C. de Gaulle, sympathisant du Sillon de Marc Sangnier, participa à des réunions et à des colloques de la Jeune République (28). Il écrivit dans L’Aube. Il fut ensuite un des abonnés de la revue chrétienne de gauche Sept, où A. Marc tenait la rubrique politique sous le pseudonyme de Scrutator. Il fit également partie des Amis de Temps présent, hebdomadaire de même tendance lancé par A. Marc. Nous avons pu, grâce à ce dernier, avoir confirmation des relations entretenues par l’Ordre nouveau avec les « non-conformistes » allemands et certains partisans du national-bolchevisme. De Gaulle a très bien pu prendre connaissance des organisations et de leurs thèses, soit dans la revue L’Ordre nouveau, soit dans le livre qu’A. Marc et R. Dupuis ont consacré à divers mouvements de jeunesse sous le titre Jeune Europe (30).

A. Marc et certains de ses amis avaient même mis au point un plan de contrebande d’armes destinées à ceux qui, en Allemagne, avaient décidé de mener une résistance armée contre Hitler. Il s’agissait pour l’essentiel du Front noir. Une réunion fut organisée en 1931, à Paris, vraisemblablement dans l’appartement de Pierre-Olivier Lapie, avec son principal dirigeant, Otto Strasser. Son caractère de dissident de trop fraîche date du national-socialisme empêcha cependant tout accord avec l’Ordre nouveau (31). Un des éléments constitutifs du Front noir était le groupe Die Tat (L’Action) (32), qui intéressait beaucoup A. Marc et l’Ordre nouveau. Die Tat était marqué d’une tendance spiritualiste et religieuse d’origine protestante, et cela l’écartait du national-socialisme.

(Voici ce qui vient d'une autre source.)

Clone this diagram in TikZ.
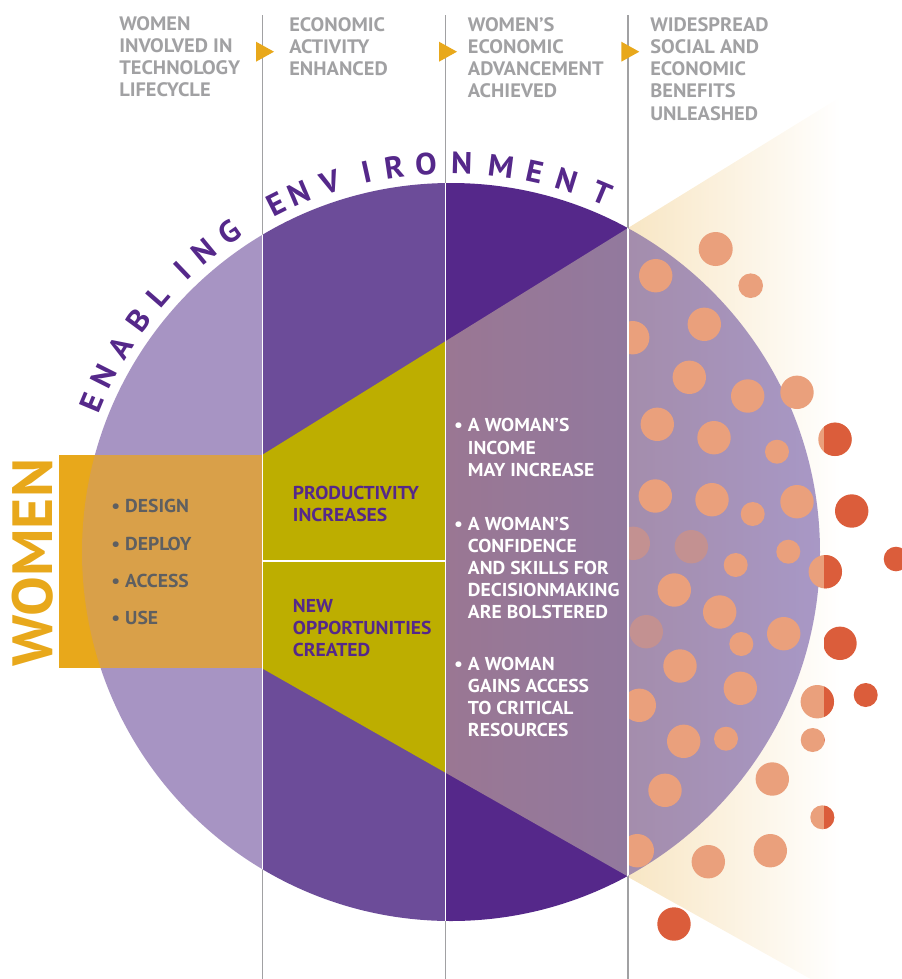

Ses théoriciens, E. Rosenstock, Carl Schmitt, Hans Zehrer, Leopold Dingräve et surtout l’économiste Ferdinand Fried, étaient partisans d’une sorte de communisme national (33), rejetant à la fois le « libéralisme périmé » et les césarismes fasciste ou bolchevique. Ordre nouveau eut enfin des contacts suivis avec le mouvement « Gegner » (Les Adversaires) (34) dont le dirigeant était Harro Schulze Boysen, futur dirigeant du plus important réseau de résistance allemande, membre de l’Orchestre rouge », et qui mourra décapité par les nazis.

Là s’arrête la description du réseau de relations qui associe Charles de Gaulle aux groupes des années 30.

Robert Aron nota en 1964, dans l’ouvrage consacré au général et à propos de sa conviction ancienne que son arrivée au pouvoir porterait aussi les idées de l’Ordre nouveau : « J’en suis moins convaincu aujourd’hui. » Certes, en 1963-1964, les idées sociales du gaullisme, participation, régionalisation, avaient été peu ou prou mises sous le boisseau. Mais il avait toujours existé des divergences entre le général de Gaulle et les personnalistes de l’Ordre nouveau. Notamment si l’ensemble constitutionnel prévu par l’O.N., avec sa hiérarchie fédérative et proudhonienne, était trop vague pour constituer une zone sérieuse de désaccord avec de Gaulle, dont les idées étaient peu fixées en cette matière, surtout à cette époque (35).